- Stated task:
Copy the data that follows exactly. Include no pictures.
--*--
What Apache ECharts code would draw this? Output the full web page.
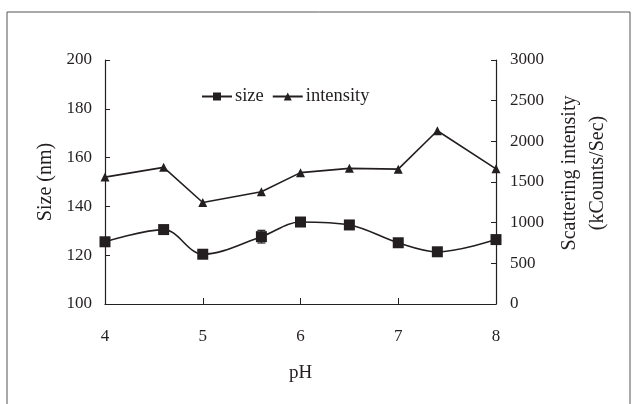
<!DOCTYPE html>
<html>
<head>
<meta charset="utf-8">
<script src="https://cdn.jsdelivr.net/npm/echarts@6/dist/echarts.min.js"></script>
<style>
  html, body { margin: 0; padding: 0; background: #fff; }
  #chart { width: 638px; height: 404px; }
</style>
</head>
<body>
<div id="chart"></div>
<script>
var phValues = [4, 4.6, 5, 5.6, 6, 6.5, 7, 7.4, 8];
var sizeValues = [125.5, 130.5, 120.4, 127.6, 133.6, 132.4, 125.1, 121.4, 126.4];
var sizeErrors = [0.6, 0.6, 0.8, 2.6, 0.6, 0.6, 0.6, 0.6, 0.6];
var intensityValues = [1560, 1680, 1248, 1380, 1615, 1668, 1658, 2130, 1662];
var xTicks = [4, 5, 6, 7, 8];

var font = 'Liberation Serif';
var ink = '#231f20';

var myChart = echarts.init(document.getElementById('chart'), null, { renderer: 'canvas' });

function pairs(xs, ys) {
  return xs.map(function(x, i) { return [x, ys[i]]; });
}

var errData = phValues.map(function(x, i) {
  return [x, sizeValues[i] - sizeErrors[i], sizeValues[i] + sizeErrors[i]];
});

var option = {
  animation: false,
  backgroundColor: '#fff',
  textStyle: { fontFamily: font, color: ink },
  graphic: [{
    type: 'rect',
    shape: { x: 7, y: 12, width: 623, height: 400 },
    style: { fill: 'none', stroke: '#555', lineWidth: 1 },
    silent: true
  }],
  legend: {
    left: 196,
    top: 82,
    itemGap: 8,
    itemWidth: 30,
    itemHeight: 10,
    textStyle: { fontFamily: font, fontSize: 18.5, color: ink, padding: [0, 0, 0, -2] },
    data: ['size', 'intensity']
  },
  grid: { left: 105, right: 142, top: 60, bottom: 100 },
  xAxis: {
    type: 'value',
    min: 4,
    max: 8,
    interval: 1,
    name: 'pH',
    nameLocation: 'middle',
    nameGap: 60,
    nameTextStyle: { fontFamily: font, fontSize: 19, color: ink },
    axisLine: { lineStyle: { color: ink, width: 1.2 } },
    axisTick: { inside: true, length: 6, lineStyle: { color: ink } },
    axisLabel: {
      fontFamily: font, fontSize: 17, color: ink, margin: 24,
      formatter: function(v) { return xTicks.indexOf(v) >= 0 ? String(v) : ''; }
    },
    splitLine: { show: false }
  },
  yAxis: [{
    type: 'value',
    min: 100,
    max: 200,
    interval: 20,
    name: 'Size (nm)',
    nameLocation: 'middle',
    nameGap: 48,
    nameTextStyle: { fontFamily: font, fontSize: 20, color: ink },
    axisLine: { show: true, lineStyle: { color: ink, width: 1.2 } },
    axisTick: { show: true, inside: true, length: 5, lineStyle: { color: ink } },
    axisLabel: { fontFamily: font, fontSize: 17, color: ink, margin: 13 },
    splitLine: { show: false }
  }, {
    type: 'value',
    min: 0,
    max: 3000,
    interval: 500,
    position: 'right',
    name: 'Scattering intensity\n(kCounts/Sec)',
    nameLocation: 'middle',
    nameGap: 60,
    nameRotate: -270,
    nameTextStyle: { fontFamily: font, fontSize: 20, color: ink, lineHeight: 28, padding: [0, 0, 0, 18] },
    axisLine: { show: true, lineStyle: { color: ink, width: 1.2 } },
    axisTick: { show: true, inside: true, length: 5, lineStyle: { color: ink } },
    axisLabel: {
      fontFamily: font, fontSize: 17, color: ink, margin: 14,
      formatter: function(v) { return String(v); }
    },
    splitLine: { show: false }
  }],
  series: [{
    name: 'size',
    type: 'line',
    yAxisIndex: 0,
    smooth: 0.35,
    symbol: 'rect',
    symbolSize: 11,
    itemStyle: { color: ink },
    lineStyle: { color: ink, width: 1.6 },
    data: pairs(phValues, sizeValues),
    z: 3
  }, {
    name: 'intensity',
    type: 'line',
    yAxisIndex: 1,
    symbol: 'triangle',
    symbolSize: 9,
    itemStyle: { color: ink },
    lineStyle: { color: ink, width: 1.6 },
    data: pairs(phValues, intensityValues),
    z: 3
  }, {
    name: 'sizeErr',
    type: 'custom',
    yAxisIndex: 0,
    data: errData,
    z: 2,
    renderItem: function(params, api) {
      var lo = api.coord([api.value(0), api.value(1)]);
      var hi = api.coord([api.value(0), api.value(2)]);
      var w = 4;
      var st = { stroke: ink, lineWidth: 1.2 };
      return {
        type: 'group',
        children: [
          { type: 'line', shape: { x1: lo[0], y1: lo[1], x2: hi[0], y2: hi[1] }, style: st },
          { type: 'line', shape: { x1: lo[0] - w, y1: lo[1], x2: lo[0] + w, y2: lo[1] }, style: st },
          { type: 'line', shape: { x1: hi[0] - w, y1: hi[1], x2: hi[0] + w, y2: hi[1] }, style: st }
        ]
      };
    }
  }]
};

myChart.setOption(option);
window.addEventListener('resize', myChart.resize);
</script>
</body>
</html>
--*--
- Answer to this task:
What Apache ECharts code would draw this? Output the full web page.
<!DOCTYPE html>
<html>
<head>
<meta charset="utf-8">
<script src="https://cdn.jsdelivr.net/npm/echarts@6/dist/echarts.min.js"></script>
<style>
  html, body { margin: 0; padding: 0; background: #fff; }
  #chart { width: 638px; height: 404px; }
</style>
</head>
<body>
<div id="chart"></div>
<script>
var phValues = [4, 4.6, 5, 5.6, 6, 6.5, 7, 7.4, 8];
var sizeValues = [125.5, 130.5, 120.4, 127.6, 133.6, 132.4, 125.1, 121.4, 126.4];
var sizeErrors = [0.6, 0.6, 0.8, 2.6, 0.6, 0.6, 0.6, 0.6, 0.6];
var intensityValues = [1560, 1680, 1248, 1380, 1615, 1668, 1658, 2130, 1662];
var xTicks = [4, 5, 6, 7, 8];

var font = 'Liberation Serif';
var ink = '#231f20';

var myChart = echarts.init(document.getElementById('chart'), null, { renderer: 'canvas' });

function pairs(xs, ys) {
  return xs.map(function(x, i) { return [x, ys[i]]; });
}

var errData = phValues.map(function(x, i) {
  return [x, sizeValues[i] - sizeErrors[i], sizeValues[i] + sizeErrors[i]];
});

var option = {
  animation: false,
  backgroundColor: '#fff',
  textStyle: { fontFamily: font, color: ink },
  graphic: [{
    type: 'rect',
    shape: { x: 7, y: 12, width: 623, height: 400 },
    style: { fill: 'none', stroke: '#555', lineWidth: 1 },
    silent: true
  }],
  legend: {
    left: 196,
    top: 82,
    itemGap: 8,
    itemWidth: 30,
    itemHeight: 10,
    textStyle: { fontFamily: font, fontSize: 18.5, color: ink, padding: [0, 0, 0, -2] },
    data: ['size', 'intensity']
  },
  grid: { left: 105, right: 142, top: 60, bottom: 100 },
  xAxis: {
    type: 'value',
    min: 4,
    max: 8,
    interval: 1,
    name: 'pH',
    nameLocation: 'middle',
    nameGap: 60,
    nameTextStyle: { fontFamily: font, fontSize: 19, color: ink },
    axisLine: { lineStyle: { color: ink, width: 1.2 } },
    axisTick: { inside: true, length: 6, lineStyle: { color: ink } },
    axisLabel: {
      fontFamily: font, fontSize: 17, color: ink, margin: 24,
      formatter: function(v) { return xTicks.indexOf(v) >= 0 ? String(v) : ''; }
    },
    splitLine: { show: false }
  },
  yAxis: [{
    type: 'value',
    min: 100,
    max: 200,
    interval: 20,
    name: 'Size (nm)',
    nameLocation: 'middle',
    nameGap: 48,
    nameTextStyle: { fontFamily: font, fontSize: 20, color: ink },
    axisLine: { show: true, lineStyle: { color: ink, width: 1.2 } },
    axisTick: { show: true, inside: true, length: 5, lineStyle: { color: ink } },
    axisLabel: { fontFamily: font, fontSize: 17, color: ink, margin: 13 },
    splitLine: { show: false }
  }, {
    type: 'value',
    min: 0,
    max: 3000,
    interval: 500,
    position: 'right',
    name: 'Scattering intensity\n(kCounts/Sec)',
    nameLocation: 'middle',
    nameGap: 60,
    nameRotate: -270,
    nameTextStyle: { fontFamily: font, fontSize: 20, color: ink, lineHeight: 28, padding: [0, 0, 0, 18] },
    axisLine: { show: true, lineStyle: { color: ink, width: 1.2 } },
    axisTick: { show: true, inside: true, length: 5, lineStyle: { color: ink } },
    axisLabel: {
      fontFamily: font, fontSize: 17, color: ink, margin: 14,
      formatter: function(v) { return String(v); }
    },
    splitLine: { show: false }
  }],
  series: [{
    name: 'size',
    type: 'line',
    yAxisIndex: 0,
    smooth: 0.35,
    symbol: 'rect',
    symbolSize: 11,
    itemStyle: { color: ink },
    lineStyle: { color: ink, width: 1.6 },
    data: pairs(phValues, sizeValues),
    z: 3
  }, {
    name: 'intensity',
    type: 'line',
    yAxisIndex: 1,
    symbol: 'triangle',
    symbolSize: 9,
    itemStyle: { color: ink },
    lineStyle: { color: ink, width: 1.6 },
    data: pairs(phValues, intensityValues),
    z: 3
  }, {
    name: 'sizeErr',
    type: 'custom',
    yAxisIndex: 0,
    data: errData,
    z: 2,
    renderItem: function(params, api) {
      var lo = api.coord([api.value(0), api.value(1)]);
      var hi = api.coord([api.value(0), api.value(2)]);
      var w = 4;
      var st = { stroke: ink, lineWidth: 1.2 };
      return {
        type: 'group',
        children: [
          { type: 'line', shape: { x1: lo[0], y1: lo[1], x2: hi[0], y2: hi[1] }, style: st },
          { type: 'line', shape: { x1: lo[0] - w, y1: lo[1], x2: lo[0] + w, y2: lo[1] }, style: st },
          { type: 'line', shape: { x1: hi[0] - w, y1: hi[1], x2: hi[0] + w, y2: hi[1] }, style: st }
        ]
      };
    }
  }]
};

myChart.setOption(option);
window.addEventListener('resize', myChart.resize);
</script>
</body>
</html>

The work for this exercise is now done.